→ Task description: Find each line containing the string "document". Copy it.

→ Stored rows:
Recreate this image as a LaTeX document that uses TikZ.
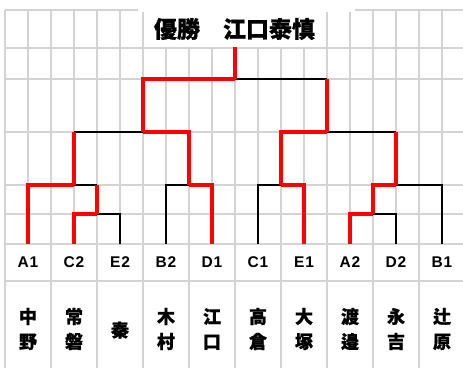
--
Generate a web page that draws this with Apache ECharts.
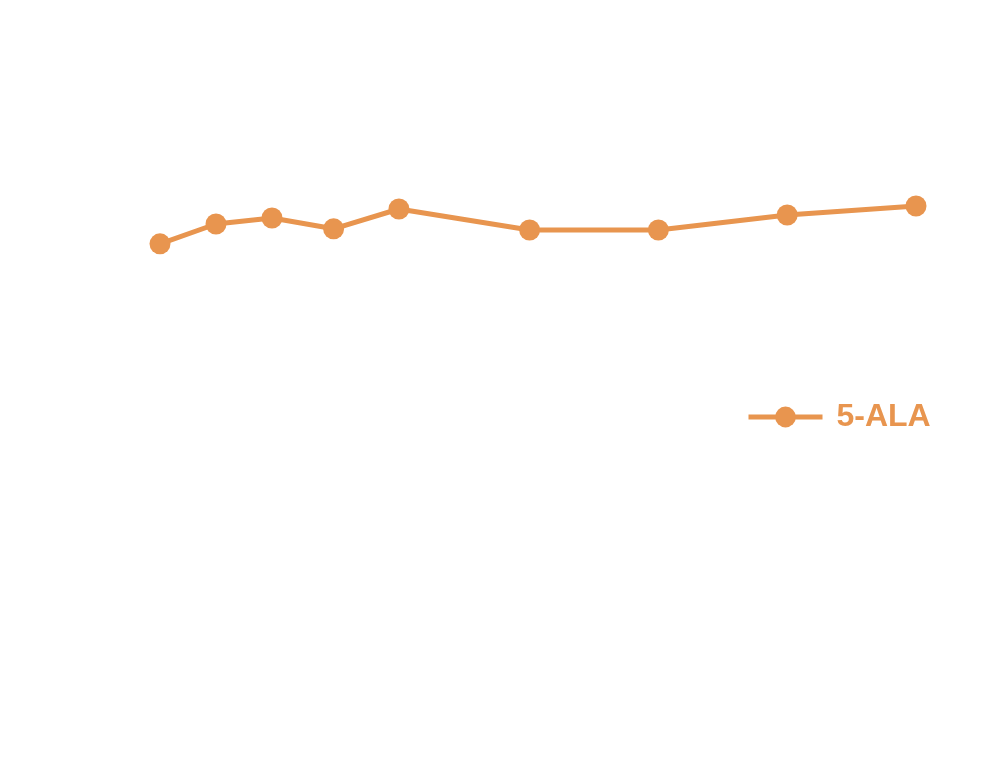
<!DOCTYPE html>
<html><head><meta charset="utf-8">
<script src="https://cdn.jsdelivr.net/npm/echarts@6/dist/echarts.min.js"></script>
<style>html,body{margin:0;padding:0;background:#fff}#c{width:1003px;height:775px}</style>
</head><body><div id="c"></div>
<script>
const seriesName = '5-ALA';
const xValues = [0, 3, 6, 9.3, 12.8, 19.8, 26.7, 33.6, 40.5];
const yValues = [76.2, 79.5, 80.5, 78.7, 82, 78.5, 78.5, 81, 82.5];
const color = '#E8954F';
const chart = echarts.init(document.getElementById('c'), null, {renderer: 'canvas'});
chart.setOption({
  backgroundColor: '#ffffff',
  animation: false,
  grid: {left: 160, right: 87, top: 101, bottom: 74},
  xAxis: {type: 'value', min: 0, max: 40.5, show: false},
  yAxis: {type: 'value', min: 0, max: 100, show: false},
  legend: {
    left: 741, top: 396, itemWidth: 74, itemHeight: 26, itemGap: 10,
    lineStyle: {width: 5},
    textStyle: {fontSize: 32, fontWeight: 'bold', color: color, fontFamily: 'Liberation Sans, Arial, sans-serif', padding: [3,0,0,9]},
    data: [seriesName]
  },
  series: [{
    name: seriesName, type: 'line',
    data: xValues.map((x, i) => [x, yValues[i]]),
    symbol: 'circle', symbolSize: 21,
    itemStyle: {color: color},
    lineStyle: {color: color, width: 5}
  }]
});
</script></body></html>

→ Result below:
Recreate this image as a LaTeX document that uses TikZ.
const chart = echarts.init(document.getElementById('c'), null, {renderer: 'canvas'});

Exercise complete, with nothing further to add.